Your goal - Without the pictures, return all of the material exactly as written.

Data excerpt -
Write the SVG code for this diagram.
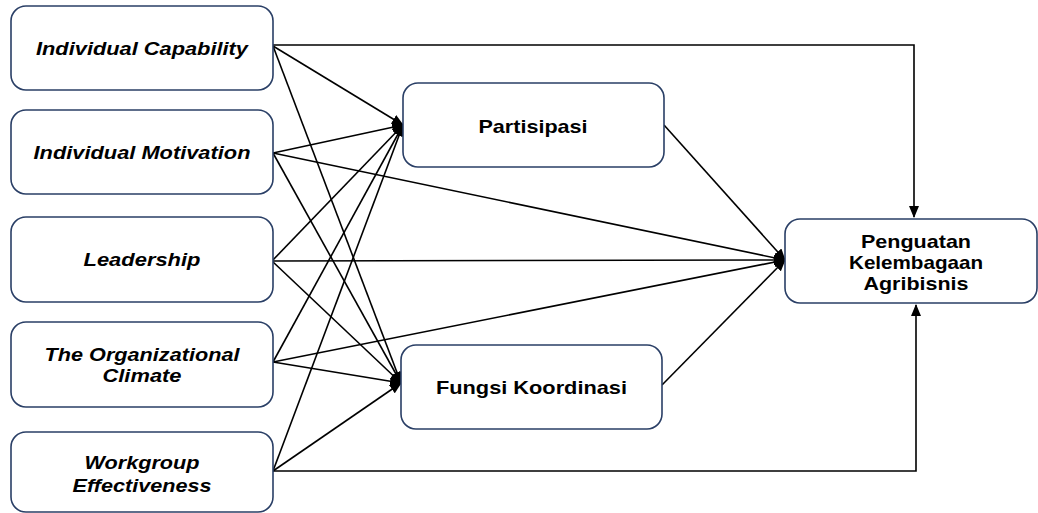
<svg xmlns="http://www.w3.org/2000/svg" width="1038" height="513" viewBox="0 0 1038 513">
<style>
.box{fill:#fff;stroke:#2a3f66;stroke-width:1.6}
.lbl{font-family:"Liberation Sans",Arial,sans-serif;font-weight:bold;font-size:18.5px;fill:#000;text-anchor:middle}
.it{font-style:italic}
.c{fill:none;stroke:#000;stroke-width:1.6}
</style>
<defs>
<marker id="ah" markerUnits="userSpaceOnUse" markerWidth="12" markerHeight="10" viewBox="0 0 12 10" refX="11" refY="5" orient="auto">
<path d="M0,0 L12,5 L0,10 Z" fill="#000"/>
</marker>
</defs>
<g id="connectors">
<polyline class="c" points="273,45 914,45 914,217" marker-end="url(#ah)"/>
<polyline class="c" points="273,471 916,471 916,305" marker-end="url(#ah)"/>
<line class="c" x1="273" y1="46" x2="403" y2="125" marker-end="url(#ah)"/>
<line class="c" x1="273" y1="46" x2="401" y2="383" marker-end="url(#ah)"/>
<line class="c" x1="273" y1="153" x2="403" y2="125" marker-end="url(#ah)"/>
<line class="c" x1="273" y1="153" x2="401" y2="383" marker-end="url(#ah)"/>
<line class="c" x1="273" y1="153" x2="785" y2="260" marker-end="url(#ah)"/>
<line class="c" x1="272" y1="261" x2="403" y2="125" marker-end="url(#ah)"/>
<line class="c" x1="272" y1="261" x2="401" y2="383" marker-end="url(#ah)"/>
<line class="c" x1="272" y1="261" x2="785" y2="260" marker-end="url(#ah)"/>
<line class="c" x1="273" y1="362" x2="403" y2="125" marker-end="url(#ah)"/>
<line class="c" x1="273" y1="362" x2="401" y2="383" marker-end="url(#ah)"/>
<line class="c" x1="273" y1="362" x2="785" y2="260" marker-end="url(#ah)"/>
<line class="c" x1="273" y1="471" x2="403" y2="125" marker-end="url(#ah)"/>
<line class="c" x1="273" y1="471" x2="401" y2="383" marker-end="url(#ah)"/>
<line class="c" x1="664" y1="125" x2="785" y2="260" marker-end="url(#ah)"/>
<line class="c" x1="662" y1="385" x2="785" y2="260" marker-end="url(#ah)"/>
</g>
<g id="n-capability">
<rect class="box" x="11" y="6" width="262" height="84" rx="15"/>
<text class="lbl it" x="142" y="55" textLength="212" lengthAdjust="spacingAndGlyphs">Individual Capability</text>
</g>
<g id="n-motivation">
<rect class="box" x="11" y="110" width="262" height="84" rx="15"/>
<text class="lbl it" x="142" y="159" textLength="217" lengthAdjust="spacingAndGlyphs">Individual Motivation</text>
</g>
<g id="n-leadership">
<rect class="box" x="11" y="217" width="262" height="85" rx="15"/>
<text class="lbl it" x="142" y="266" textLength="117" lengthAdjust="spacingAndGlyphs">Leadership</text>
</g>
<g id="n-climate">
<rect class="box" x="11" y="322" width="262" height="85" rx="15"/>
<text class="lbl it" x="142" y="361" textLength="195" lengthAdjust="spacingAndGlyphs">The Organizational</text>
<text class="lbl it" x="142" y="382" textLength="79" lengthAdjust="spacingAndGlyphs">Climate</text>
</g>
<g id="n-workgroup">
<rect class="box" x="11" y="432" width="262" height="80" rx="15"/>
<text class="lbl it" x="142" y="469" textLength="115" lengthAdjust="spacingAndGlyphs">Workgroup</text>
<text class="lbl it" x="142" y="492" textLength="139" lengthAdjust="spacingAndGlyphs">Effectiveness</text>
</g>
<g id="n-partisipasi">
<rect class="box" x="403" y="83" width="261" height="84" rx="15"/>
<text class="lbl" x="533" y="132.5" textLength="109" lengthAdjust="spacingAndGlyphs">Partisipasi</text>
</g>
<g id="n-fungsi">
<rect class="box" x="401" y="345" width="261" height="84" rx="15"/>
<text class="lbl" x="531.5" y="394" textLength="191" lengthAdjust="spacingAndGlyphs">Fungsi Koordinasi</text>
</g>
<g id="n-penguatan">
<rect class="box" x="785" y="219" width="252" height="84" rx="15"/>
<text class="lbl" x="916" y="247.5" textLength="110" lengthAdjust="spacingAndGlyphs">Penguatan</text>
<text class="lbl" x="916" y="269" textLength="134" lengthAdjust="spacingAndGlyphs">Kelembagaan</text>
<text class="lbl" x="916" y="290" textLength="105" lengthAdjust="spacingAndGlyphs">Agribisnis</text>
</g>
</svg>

Solution to this exercise -
Write the SVG code for this diagram.
<svg xmlns="http://www.w3.org/2000/svg" width="1038" height="513" viewBox="0 0 1038 513">
<style>
.box{fill:#fff;stroke:#2a3f66;stroke-width:1.6}
.lbl{font-family:"Liberation Sans",Arial,sans-serif;font-weight:bold;font-size:18.5px;fill:#000;text-anchor:middle}
.it{font-style:italic}
.c{fill:none;stroke:#000;stroke-width:1.6}
</style>
<defs>
<marker id="ah" markerUnits="userSpaceOnUse" markerWidth="12" markerHeight="10" viewBox="0 0 12 10" refX="11" refY="5" orient="auto">
<path d="M0,0 L12,5 L0,10 Z" fill="#000"/>
</marker>
</defs>
<g id="connectors">
<polyline class="c" points="273,45 914,45 914,217" marker-end="url(#ah)"/>
<polyline class="c" points="273,471 916,471 916,305" marker-end="url(#ah)"/>
<line class="c" x1="273" y1="46" x2="403" y2="125" marker-end="url(#ah)"/>
<line class="c" x1="273" y1="46" x2="401" y2="383" marker-end="url(#ah)"/>
<line class="c" x1="273" y1="153" x2="403" y2="125" marker-end="url(#ah)"/>
<line class="c" x1="273" y1="153" x2="401" y2="383" marker-end="url(#ah)"/>
<line class="c" x1="273" y1="153" x2="785" y2="260" marker-end="url(#ah)"/>
<line class="c" x1="272" y1="261" x2="403" y2="125" marker-end="url(#ah)"/>
<line class="c" x1="272" y1="261" x2="401" y2="383" marker-end="url(#ah)"/>
<line class="c" x1="272" y1="261" x2="785" y2="260" marker-end="url(#ah)"/>
<line class="c" x1="273" y1="362" x2="403" y2="125" marker-end="url(#ah)"/>
<line class="c" x1="273" y1="362" x2="401" y2="383" marker-end="url(#ah)"/>
<line class="c" x1="273" y1="362" x2="785" y2="260" marker-end="url(#ah)"/>
<line class="c" x1="273" y1="471" x2="403" y2="125" marker-end="url(#ah)"/>
<line class="c" x1="273" y1="471" x2="401" y2="383" marker-end="url(#ah)"/>
<line class="c" x1="664" y1="125" x2="785" y2="260" marker-end="url(#ah)"/>
<line class="c" x1="662" y1="385" x2="785" y2="260" marker-end="url(#ah)"/>
</g>
<g id="n-capability">
<rect class="box" x="11" y="6" width="262" height="84" rx="15"/>
<text class="lbl it" x="142" y="55" textLength="212" lengthAdjust="spacingAndGlyphs">Individual Capability</text>
</g>
<g id="n-motivation">
<rect class="box" x="11" y="110" width="262" height="84" rx="15"/>
<text class="lbl it" x="142" y="159" textLength="217" lengthAdjust="spacingAndGlyphs">Individual Motivation</text>
</g>
<g id="n-leadership">
<rect class="box" x="11" y="217" width="262" height="85" rx="15"/>
<text class="lbl it" x="142" y="266" textLength="117" lengthAdjust="spacingAndGlyphs">Leadership</text>
</g>
<g id="n-climate">
<rect class="box" x="11" y="322" width="262" height="85" rx="15"/>
<text class="lbl it" x="142" y="361" textLength="195" lengthAdjust="spacingAndGlyphs">The Organizational</text>
<text class="lbl it" x="142" y="382" textLength="79" lengthAdjust="spacingAndGlyphs">Climate</text>
</g>
<g id="n-workgroup">
<rect class="box" x="11" y="432" width="262" height="80" rx="15"/>
<text class="lbl it" x="142" y="469" textLength="115" lengthAdjust="spacingAndGlyphs">Workgroup</text>
<text class="lbl it" x="142" y="492" textLength="139" lengthAdjust="spacingAndGlyphs">Effectiveness</text>
</g>
<g id="n-partisipasi">
<rect class="box" x="403" y="83" width="261" height="84" rx="15"/>
<text class="lbl" x="533" y="132.5" textLength="109" lengthAdjust="spacingAndGlyphs">Partisipasi</text>
</g>
<g id="n-fungsi">
<rect class="box" x="401" y="345" width="261" height="84" rx="15"/>
<text class="lbl" x="531.5" y="394" textLength="191" lengthAdjust="spacingAndGlyphs">Fungsi Koordinasi</text>
</g>
<g id="n-penguatan">
<rect class="box" x="785" y="219" width="252" height="84" rx="15"/>
<text class="lbl" x="916" y="247.5" textLength="110" lengthAdjust="spacingAndGlyphs">Penguatan</text>
<text class="lbl" x="916" y="269" textLength="134" lengthAdjust="spacingAndGlyphs">Kelembagaan</text>
<text class="lbl" x="916" y="290" textLength="105" lengthAdjust="spacingAndGlyphs">Agribisnis</text>
</g>
</svg>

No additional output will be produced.